Travellers at some UK airports are barely being offered one US dollar for each of their pounds, following a month of Brexit uncertainty.
Those exchanging pounds at the UK’s biggest airport, Heathrow, are finding as little as $1.05 coming back across the counter.
Since 16 April the pound has fallen by 11.77% against the US dollar.
In places, sterling buys less than a euro, with tourists being offered just 92 cents for every pound.
Against the dollar, the pound is now at its weakest since April 2017, although it has recovered slightly since Theresa May won her vote of confidence.
In March 2008 the pound was briefly worth more than $2.00.
While there are some other factors behind the drop in the pound’s value, such as the receding chances of an interest rate rise, most experts accept that the politics of Brexit are chiefly to blame.
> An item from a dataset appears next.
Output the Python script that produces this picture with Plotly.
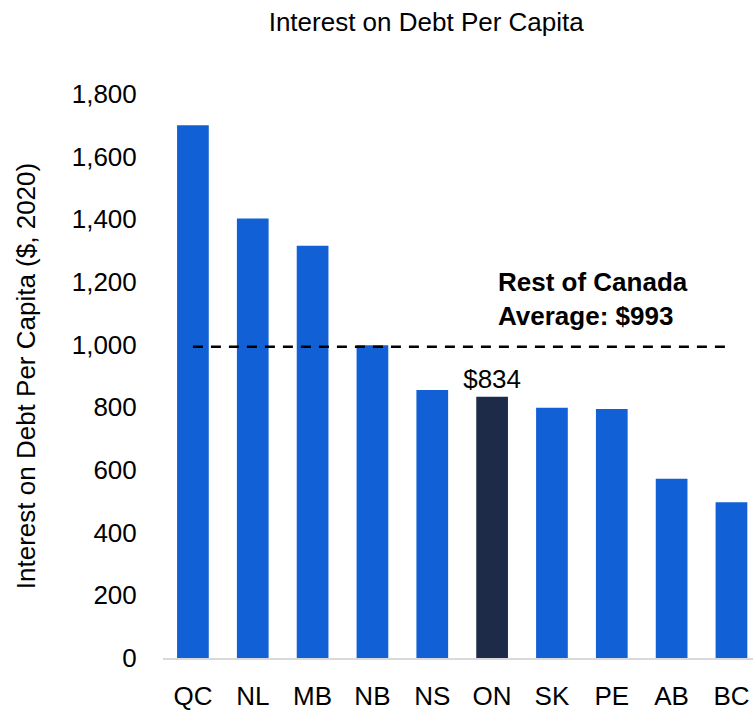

“Over the last couple of months… we’ve seen several developments in Brexit negotiations, MP resignations and more recently a leadership challenge which have all sparked significant turbulence for the pound,” said Ian Strafford-Taylor, the chief executive of currency traders FairFx.
Changing money at a port or airport is the most expensive way of doing so, and there are usually much cheaper deals online.
Tourist rates are also more expensive than official exchange rates, as they take into account the costs of providing bureaux de change.
But the weakness of the pound leaves anyone thinking of going abroad next year with a dilemma: Should they buy their currency now, or wait, in the hope that the pound will recover?
“It remains to be seen how things will play out as we head towards the UK’s exit from the EU, but we are facing even more uncertainty, and uncertainty is one of the biggest causes of volatility for currency,” said Mr Stafford-Taylor.
“Amongst all the chaos, people should stay alert to the political landscape to give them the best chance of buying their holiday currency when the pound is strong.”
So how do you get the best deal on your tourist money?
Shop around for a rate: There are lots of comparison websites available to find out the best rates, both online and on the high street.
Avoid buying cash at the airport: If you need some currency to take with you, Emma Grimster from Travel Supermarket says “you could end up throwing away money” if you don’t plan ahead – particularly if you get your cash from the airport.
Use an overseas travel card: Getting a travel credit card that doesn’t charge any transaction fees to get cash out of an overseas cash machine is the cheapest way of getting currency, according to analysis from Money Saving Expert.
Buy half now and half later: If you think the pound may go up or down significantly before your holiday, Helen Saxon of the website Money Saving Expert says you can always hedge your bets. “If you’ve bought half now and the rate goes down i.e. you get less dollars to the pound, then at least you’ve got half at the higher rate, and similarly if the rate goes up, again you’re getting half at the higher rate.”
Know your charges: It’s not exactly the most exciting bit about going on holiday, but being clued up about the charges involved with withdrawing from an ATM in another country is the best way to avoid any surprise fees.
Consider the cost of living: Attempting to book a holiday, but not feeling super confident with the changing rates? Emma Grimster says you should think carefully about what board you choose when staying at a hotel. For example, all-inclusive may be a better choice – depending on the country you’re visiting.